San Francisco's Matt Cain and Tim Lincecum can more legitimately contest another historical claim made on behalf of Halladay-Lee:

This is baseball's best one-two punch since the storied Dodgers tandem of Sandy Koufax and Don Drysdale. From 1961-66, the two Hall of Famers won 240 games, a remarkable 43 percentage of those good teams' totals.

While this is only one yardstick, consider the combined records of the best individual seasons of some notable combos:

• Drysdale-Koufax: 50-14
• Bob Gibson-Steve Carlton: 50-17
• Juan Marichal-Jack Sanford: 49-15
• Randy Johnson-Curt Schilling: 46-11
• Tom Seaver-Jerry Koosman: 46-17
• Maddux-Glavine: 41-8
• Lincecum-Cain: 32-13
• Halladay-Lee: 44-10.

While the win total of Halladay and Lee is slightly lower than that of predecessors, it stands out in an era when bullpens are inheriting an increasing share of decisions. And their winning percentage is the best on this list.

You can safely make this boast, Philly: This is the best foursome in the playoffs era, in which short series make starting pitching king. It nullifies the other team; the two Roys and Hamels did just that to the Reds in the last NL Division Series.

In this regard, the Phantastic Phour is royal. They have done it before -- they're a combined 20-8 with a sub-3.00 ERA in the postseason -- and no one would bet against their collective chances of doing it in October again.

Getting there is the hard part, a treacherous six-month journey across a path of destiny-busting potholes.

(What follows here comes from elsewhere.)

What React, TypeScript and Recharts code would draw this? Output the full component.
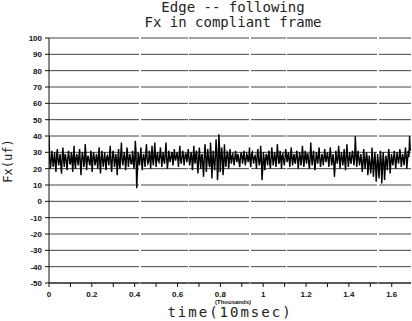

Realists -- cynics? -- often throw the 1993-2002 Atlanta Braves at people who like to jump to conclusions at such times. The triad that anchored those teams' rotations had pretty good credentials of its own: Greg Maddux, Tom Glavine and John Smoltz had seven Cy Young Awards and a total of 18 top-five finishes among them. Yet during that decade, the Braves made it to only two World Series and won just one of them.

A gilded rotation such as the one the Phillies have assembled must, at the very least, make you slump-proof. It is a chamber clogged with stoppers. Losing streaks should become extinct.

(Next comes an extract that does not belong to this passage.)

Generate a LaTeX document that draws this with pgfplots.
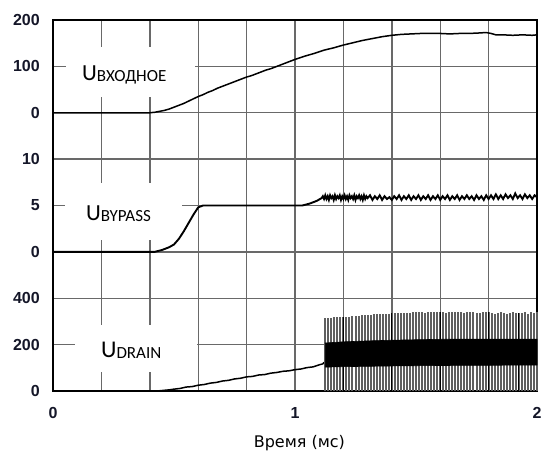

But here is something else about those 1993-2002 Braves, perhaps a more relevant cautionary note: In each of those seasons, they had at least one losing streak of four games or more.

Still, opponents on the Phillies' 2011 schedule now face the bleak prospect of having to beat two of Halladay, Lee, Oswalt and Hamels to take any three-game series.

Incidentally, Amaro's all-in play for Lee would suggest he has some inside information on something about which the rest of us are still only speculating: that MLB will gradually cut through the red tape to expanding the Division Series format from five to seven games.

Otherwise, manager Charlie Manuel's biggest problem would appear to be something almost inconceivable: He would have to decide who to omit from the typical three-man rotation for the first tier of the playoffs.

Halladay? Lee? Oswalt? Hamels? Any rotation that couldn't accommodate them all is pretty decent.

It is a possible headache Manuel and the Phillies will have to earn. That's why they play the games, all 162 of them. In Philadelphia, it will be less a campaign than a crusade to validate the popular first reaction: This is a rotation that belongs on baseball's Mt. Rushmore.

Will Messrs. Halladay, Lee, Oswalt and Hamels put the season in the books? Or in a time capsule?